Goal -
Please restate, exactly as written, the lines running from the beginning of the material through the line that has "var W = 549, H = 408;" in it.

Given material -
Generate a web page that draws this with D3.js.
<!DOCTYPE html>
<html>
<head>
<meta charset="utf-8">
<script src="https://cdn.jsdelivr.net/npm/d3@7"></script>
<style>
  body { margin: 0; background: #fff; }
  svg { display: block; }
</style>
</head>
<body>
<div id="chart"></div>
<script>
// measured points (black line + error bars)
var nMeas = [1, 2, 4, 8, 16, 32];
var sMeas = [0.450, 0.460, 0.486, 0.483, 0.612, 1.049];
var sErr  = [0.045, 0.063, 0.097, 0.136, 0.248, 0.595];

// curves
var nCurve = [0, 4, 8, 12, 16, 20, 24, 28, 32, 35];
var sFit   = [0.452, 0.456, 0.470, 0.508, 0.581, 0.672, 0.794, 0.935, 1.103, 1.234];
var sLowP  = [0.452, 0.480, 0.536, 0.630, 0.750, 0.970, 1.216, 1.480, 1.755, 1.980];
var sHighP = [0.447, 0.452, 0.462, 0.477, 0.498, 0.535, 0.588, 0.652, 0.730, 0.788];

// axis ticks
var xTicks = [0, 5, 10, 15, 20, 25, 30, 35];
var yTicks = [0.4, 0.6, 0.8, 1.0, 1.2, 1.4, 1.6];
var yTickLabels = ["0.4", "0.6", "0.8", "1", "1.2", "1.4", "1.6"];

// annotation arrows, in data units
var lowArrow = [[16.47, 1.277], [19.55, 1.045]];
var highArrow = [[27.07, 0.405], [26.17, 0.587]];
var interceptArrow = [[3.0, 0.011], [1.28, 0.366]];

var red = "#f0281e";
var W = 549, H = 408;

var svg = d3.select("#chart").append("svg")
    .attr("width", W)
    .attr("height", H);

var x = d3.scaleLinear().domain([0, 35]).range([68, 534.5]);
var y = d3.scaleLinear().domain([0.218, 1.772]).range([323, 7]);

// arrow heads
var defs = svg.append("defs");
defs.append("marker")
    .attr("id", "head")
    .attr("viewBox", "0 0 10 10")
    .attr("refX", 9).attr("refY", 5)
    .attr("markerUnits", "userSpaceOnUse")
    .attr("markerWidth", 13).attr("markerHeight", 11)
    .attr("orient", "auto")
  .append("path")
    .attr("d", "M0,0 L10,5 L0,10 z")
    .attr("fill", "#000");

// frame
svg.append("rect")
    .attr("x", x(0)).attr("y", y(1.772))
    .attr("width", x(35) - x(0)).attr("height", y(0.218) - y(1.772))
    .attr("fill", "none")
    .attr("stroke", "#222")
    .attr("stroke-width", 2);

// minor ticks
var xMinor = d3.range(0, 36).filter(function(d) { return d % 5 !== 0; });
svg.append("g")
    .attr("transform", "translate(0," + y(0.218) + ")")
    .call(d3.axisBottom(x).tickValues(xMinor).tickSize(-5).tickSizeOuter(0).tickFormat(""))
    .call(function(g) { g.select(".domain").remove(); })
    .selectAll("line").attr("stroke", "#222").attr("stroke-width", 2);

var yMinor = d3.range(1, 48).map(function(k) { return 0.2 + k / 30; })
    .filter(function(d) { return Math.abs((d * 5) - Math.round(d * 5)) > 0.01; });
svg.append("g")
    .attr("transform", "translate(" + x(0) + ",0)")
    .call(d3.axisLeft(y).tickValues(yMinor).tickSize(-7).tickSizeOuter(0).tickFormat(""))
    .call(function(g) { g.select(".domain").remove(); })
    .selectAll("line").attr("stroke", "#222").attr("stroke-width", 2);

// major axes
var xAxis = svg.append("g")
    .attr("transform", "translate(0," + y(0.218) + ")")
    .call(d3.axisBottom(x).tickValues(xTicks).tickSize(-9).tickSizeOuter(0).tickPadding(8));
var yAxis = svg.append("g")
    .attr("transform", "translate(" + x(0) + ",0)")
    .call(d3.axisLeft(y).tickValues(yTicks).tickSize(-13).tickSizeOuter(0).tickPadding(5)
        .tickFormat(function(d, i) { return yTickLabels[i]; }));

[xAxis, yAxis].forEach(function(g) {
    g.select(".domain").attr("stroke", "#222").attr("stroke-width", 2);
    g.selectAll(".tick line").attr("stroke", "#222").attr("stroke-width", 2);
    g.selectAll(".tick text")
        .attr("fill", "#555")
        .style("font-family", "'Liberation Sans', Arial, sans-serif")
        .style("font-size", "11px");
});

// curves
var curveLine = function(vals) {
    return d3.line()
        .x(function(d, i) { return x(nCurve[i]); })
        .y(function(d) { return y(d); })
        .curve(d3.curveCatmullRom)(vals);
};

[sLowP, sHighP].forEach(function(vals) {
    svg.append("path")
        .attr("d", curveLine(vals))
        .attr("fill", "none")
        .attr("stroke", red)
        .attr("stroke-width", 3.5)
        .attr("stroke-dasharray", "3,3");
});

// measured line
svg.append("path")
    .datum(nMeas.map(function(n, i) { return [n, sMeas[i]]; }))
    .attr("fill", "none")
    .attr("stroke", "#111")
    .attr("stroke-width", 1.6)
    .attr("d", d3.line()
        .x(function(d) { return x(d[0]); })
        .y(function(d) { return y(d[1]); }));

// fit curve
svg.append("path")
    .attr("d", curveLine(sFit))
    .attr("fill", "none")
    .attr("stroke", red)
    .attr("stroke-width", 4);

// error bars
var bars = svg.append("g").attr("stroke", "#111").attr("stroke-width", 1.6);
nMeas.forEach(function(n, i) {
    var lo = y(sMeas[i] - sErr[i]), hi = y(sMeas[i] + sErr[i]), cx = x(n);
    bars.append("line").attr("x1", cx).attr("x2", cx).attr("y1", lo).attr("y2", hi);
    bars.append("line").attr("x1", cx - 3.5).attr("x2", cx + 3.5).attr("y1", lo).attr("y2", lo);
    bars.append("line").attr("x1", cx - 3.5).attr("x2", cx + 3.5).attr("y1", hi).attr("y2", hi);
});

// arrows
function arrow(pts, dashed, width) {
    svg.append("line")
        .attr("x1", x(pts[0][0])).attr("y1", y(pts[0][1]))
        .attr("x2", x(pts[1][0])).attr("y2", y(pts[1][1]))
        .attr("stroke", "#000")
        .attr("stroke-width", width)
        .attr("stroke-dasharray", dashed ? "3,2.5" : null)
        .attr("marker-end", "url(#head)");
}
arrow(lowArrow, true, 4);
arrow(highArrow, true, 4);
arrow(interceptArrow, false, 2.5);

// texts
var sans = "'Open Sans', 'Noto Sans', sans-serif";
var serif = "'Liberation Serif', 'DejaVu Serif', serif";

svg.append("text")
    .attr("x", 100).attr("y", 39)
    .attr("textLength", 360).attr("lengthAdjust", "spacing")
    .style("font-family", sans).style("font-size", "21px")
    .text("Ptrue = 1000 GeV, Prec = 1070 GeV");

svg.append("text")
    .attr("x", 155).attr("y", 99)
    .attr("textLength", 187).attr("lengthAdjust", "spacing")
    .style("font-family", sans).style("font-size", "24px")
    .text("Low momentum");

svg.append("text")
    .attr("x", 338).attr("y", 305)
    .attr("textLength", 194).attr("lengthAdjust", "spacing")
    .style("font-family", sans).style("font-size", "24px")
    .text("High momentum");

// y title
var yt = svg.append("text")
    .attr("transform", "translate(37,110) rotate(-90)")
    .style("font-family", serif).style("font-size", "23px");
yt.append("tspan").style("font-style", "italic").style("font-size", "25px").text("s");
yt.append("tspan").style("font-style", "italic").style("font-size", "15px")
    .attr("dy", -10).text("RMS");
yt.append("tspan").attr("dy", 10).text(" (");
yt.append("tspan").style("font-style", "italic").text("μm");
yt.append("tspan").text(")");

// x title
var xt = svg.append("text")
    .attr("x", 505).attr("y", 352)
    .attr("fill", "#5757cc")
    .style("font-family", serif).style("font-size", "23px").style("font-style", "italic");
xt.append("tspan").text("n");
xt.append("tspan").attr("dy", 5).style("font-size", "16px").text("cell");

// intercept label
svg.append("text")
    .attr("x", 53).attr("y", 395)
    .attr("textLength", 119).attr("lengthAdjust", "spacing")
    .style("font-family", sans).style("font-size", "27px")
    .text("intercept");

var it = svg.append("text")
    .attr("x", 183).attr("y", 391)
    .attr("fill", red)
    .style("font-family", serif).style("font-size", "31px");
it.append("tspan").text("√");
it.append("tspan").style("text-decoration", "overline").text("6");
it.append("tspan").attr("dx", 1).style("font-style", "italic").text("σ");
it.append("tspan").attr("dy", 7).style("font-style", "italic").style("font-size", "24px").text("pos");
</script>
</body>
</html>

The response -
Generate a web page that draws this with D3.js.
<!DOCTYPE html>
<html>
<head>
<meta charset="utf-8">
<script src="https://cdn.jsdelivr.net/npm/d3@7"></script>
<style>
  body { margin: 0; background: #fff; }
  svg { display: block; }
</style>
</head>
<body>
<div id="chart"></div>
<script>
// measured points (black line + error bars)
var nMeas = [1, 2, 4, 8, 16, 32];
var sMeas = [0.450, 0.460, 0.486, 0.483, 0.612, 1.049];
var sErr  = [0.045, 0.063, 0.097, 0.136, 0.248, 0.595];

// curves
var nCurve = [0, 4, 8, 12, 16, 20, 24, 28, 32, 35];
var sFit   = [0.452, 0.456, 0.470, 0.508, 0.581, 0.672, 0.794, 0.935, 1.103, 1.234];
var sLowP  = [0.452, 0.480, 0.536, 0.630, 0.750, 0.970, 1.216, 1.480, 1.755, 1.980];
var sHighP = [0.447, 0.452, 0.462, 0.477, 0.498, 0.535, 0.588, 0.652, 0.730, 0.788];

// axis ticks
var xTicks = [0, 5, 10, 15, 20, 25, 30, 35];
var yTicks = [0.4, 0.6, 0.8, 1.0, 1.2, 1.4, 1.6];
var yTickLabels = ["0.4", "0.6", "0.8", "1", "1.2", "1.4", "1.6"];

// annotation arrows, in data units
var lowArrow = [[16.47, 1.277], [19.55, 1.045]];
var highArrow = [[27.07, 0.405], [26.17, 0.587]];
var interceptArrow = [[3.0, 0.011], [1.28, 0.366]];

var red = "#f0281e";
var W = 549, H = 408;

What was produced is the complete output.